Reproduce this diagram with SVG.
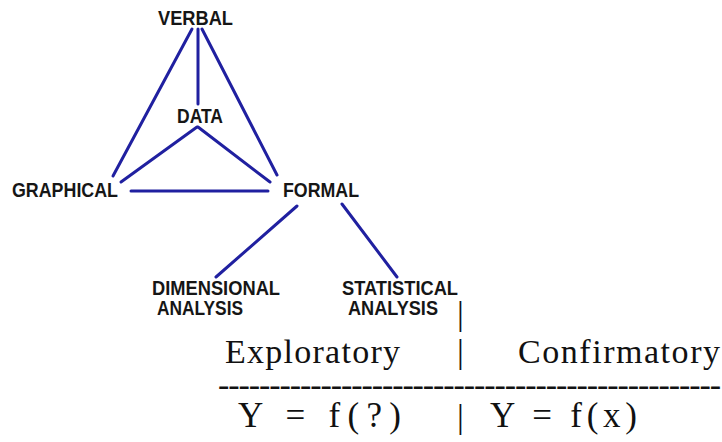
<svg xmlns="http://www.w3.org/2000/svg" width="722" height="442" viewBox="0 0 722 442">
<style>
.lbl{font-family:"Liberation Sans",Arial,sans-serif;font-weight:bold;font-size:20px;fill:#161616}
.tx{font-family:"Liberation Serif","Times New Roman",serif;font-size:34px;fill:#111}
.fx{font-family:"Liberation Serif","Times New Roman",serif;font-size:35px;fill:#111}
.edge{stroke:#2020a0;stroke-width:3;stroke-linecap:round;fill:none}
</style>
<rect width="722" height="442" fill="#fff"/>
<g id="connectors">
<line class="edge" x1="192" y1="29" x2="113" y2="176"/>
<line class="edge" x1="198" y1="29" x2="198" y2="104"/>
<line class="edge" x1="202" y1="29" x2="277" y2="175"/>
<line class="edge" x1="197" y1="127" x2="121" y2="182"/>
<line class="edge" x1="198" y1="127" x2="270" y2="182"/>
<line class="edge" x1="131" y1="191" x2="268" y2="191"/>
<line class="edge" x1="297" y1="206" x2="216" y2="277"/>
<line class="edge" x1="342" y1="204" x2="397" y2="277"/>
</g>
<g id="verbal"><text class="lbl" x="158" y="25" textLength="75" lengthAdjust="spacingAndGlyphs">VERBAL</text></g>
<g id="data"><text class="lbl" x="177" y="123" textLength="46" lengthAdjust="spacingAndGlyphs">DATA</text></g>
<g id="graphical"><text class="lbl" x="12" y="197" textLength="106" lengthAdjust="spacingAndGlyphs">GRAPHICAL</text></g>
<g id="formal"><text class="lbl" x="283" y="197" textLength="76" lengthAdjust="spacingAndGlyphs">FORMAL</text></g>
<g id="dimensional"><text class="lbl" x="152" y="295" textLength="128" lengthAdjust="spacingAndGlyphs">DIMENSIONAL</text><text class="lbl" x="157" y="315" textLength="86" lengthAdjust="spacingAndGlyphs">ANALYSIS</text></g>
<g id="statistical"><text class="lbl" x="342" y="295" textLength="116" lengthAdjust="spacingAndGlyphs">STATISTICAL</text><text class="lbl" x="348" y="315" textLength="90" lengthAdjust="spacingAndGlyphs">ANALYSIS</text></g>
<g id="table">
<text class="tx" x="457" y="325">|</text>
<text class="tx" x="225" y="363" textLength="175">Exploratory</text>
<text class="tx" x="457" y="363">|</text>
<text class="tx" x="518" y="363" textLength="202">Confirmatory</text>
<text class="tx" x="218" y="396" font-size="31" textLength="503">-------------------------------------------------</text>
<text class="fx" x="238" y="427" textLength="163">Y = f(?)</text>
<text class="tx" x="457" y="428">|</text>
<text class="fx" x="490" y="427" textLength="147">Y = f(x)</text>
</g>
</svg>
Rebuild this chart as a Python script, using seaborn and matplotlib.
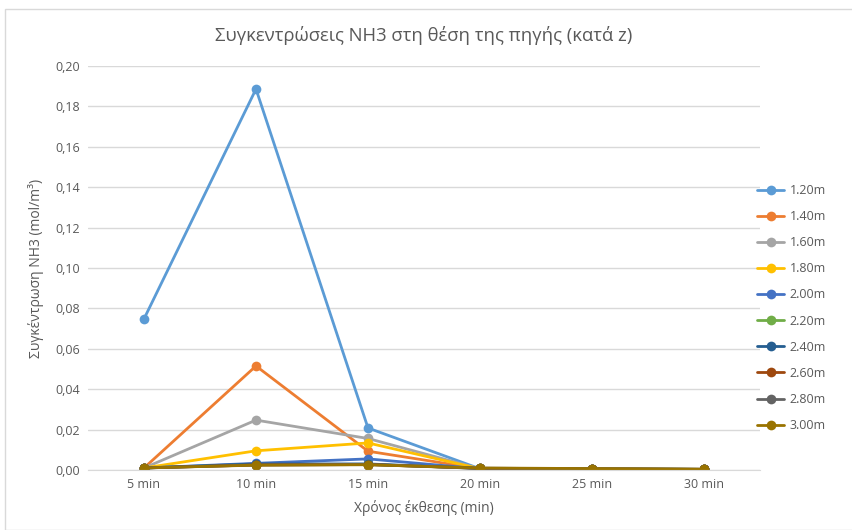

--

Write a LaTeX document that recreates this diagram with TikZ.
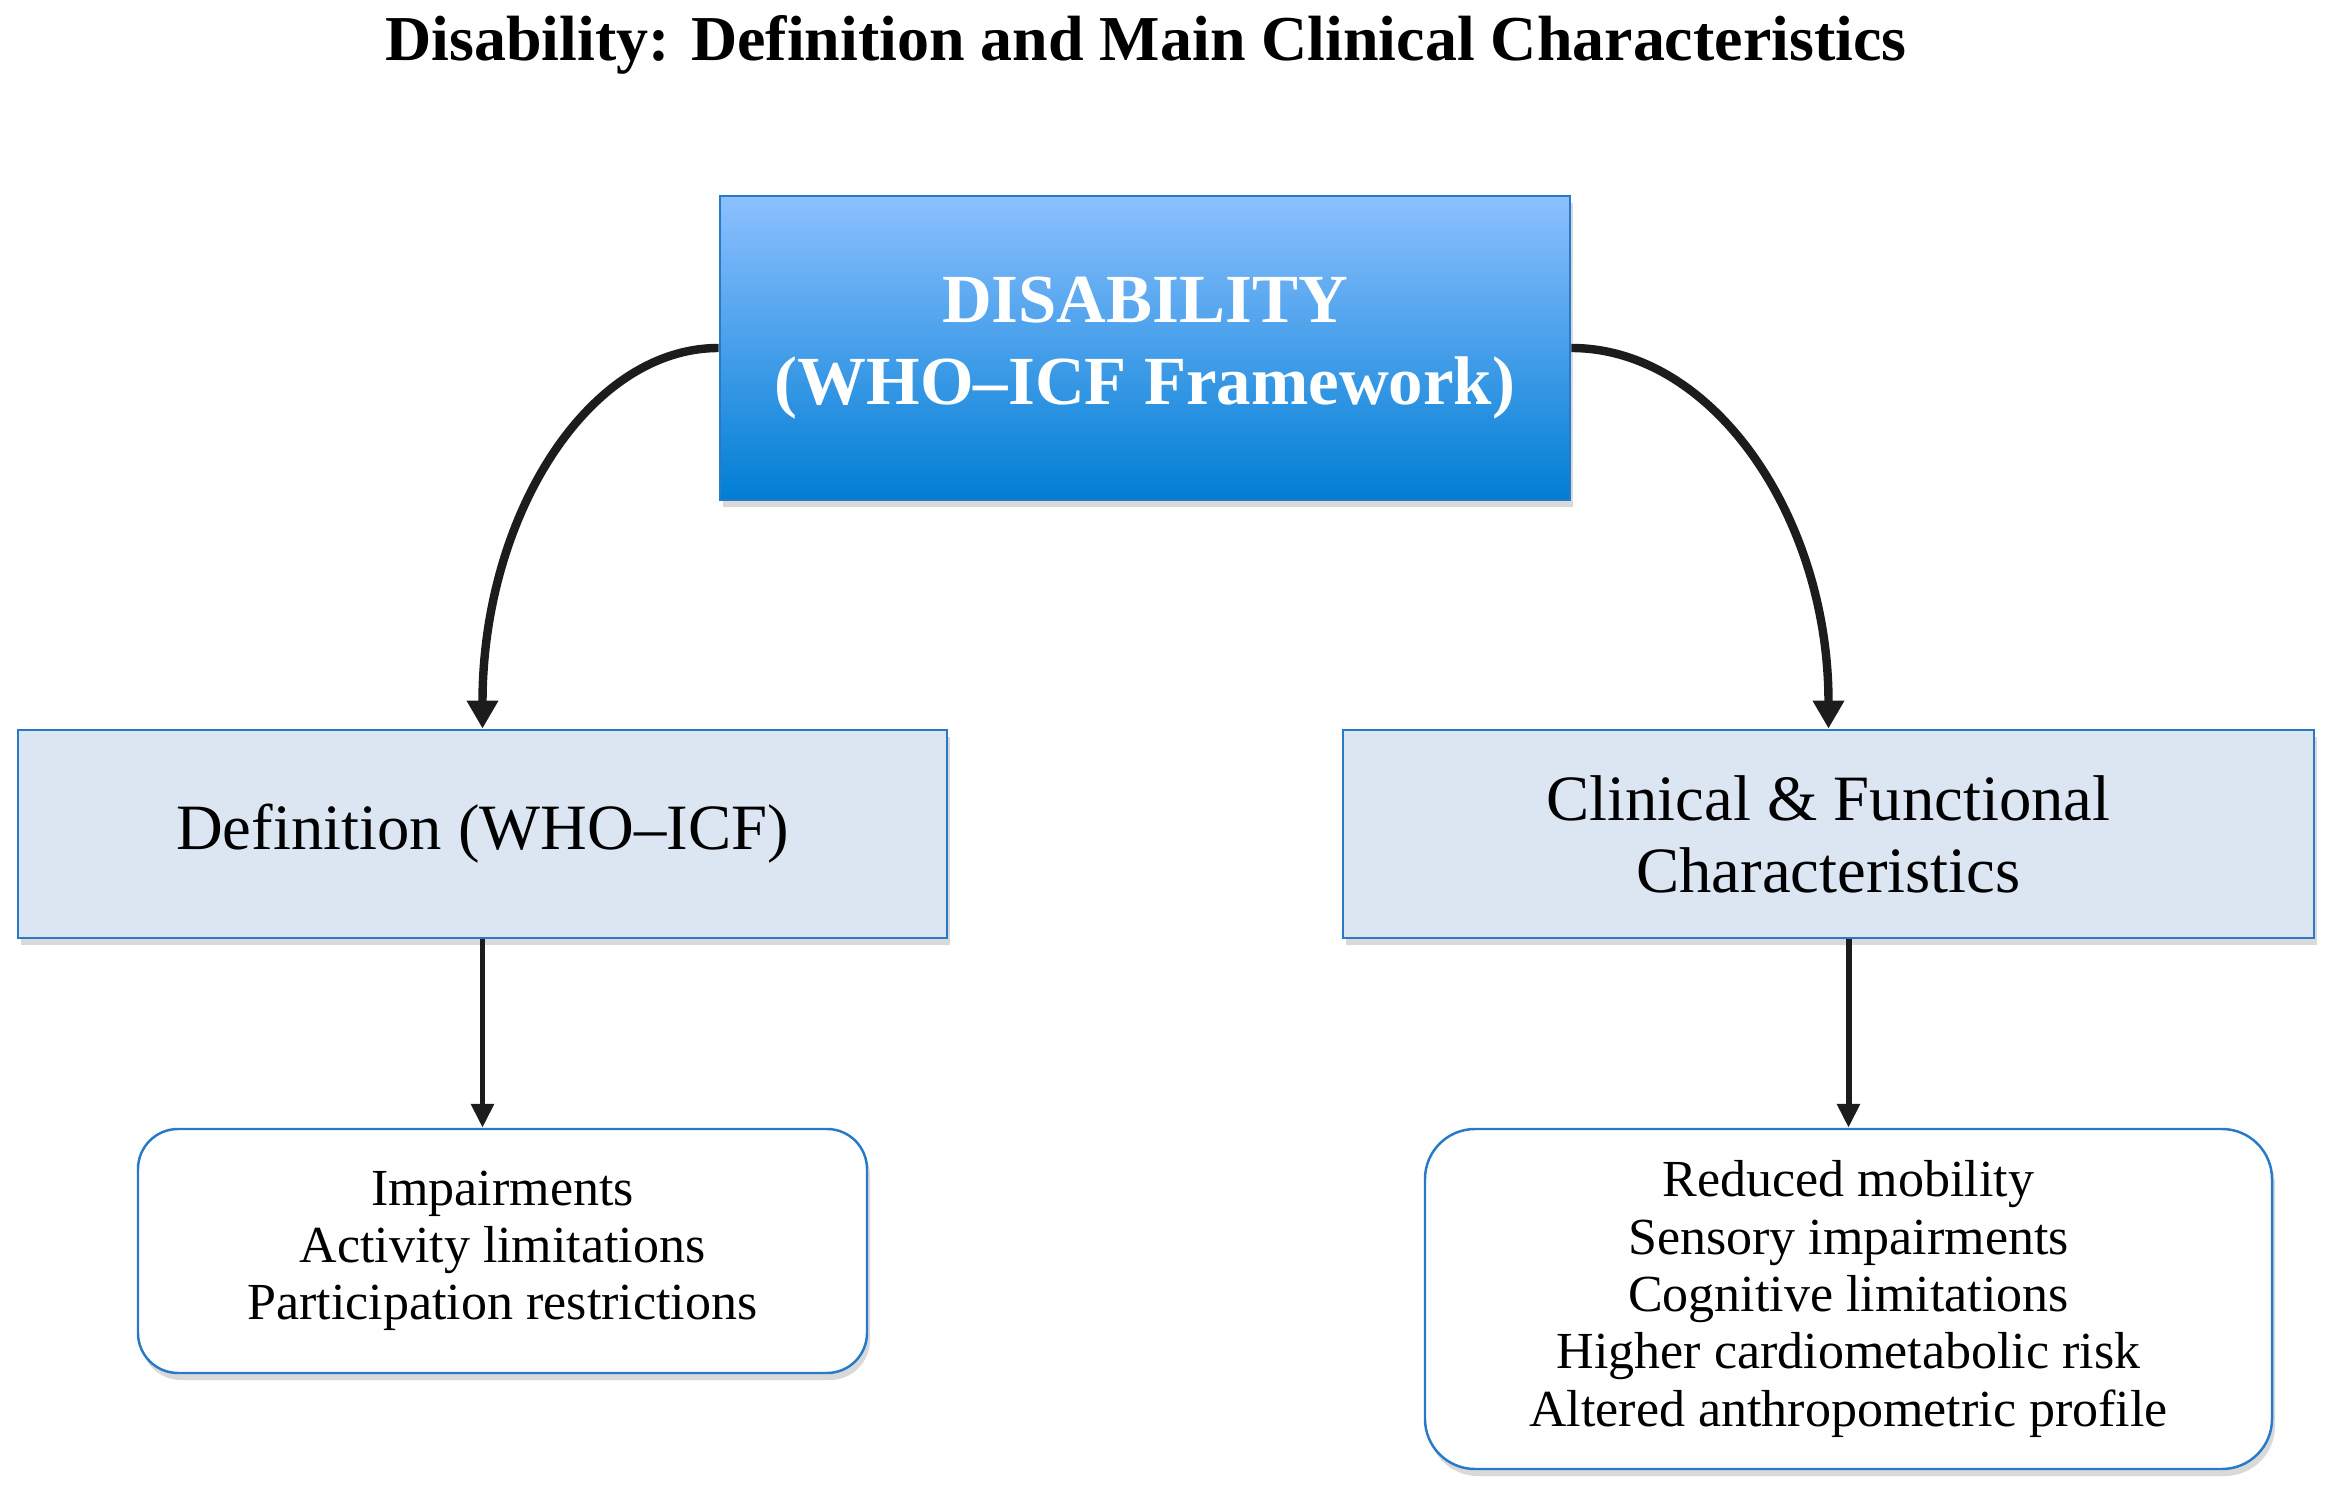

Job: Copy all the lines above that hold the string "with".

Task result:
Reproduce this diagram with SVG.
Write a LaTeX document that recreates this diagram with TikZ.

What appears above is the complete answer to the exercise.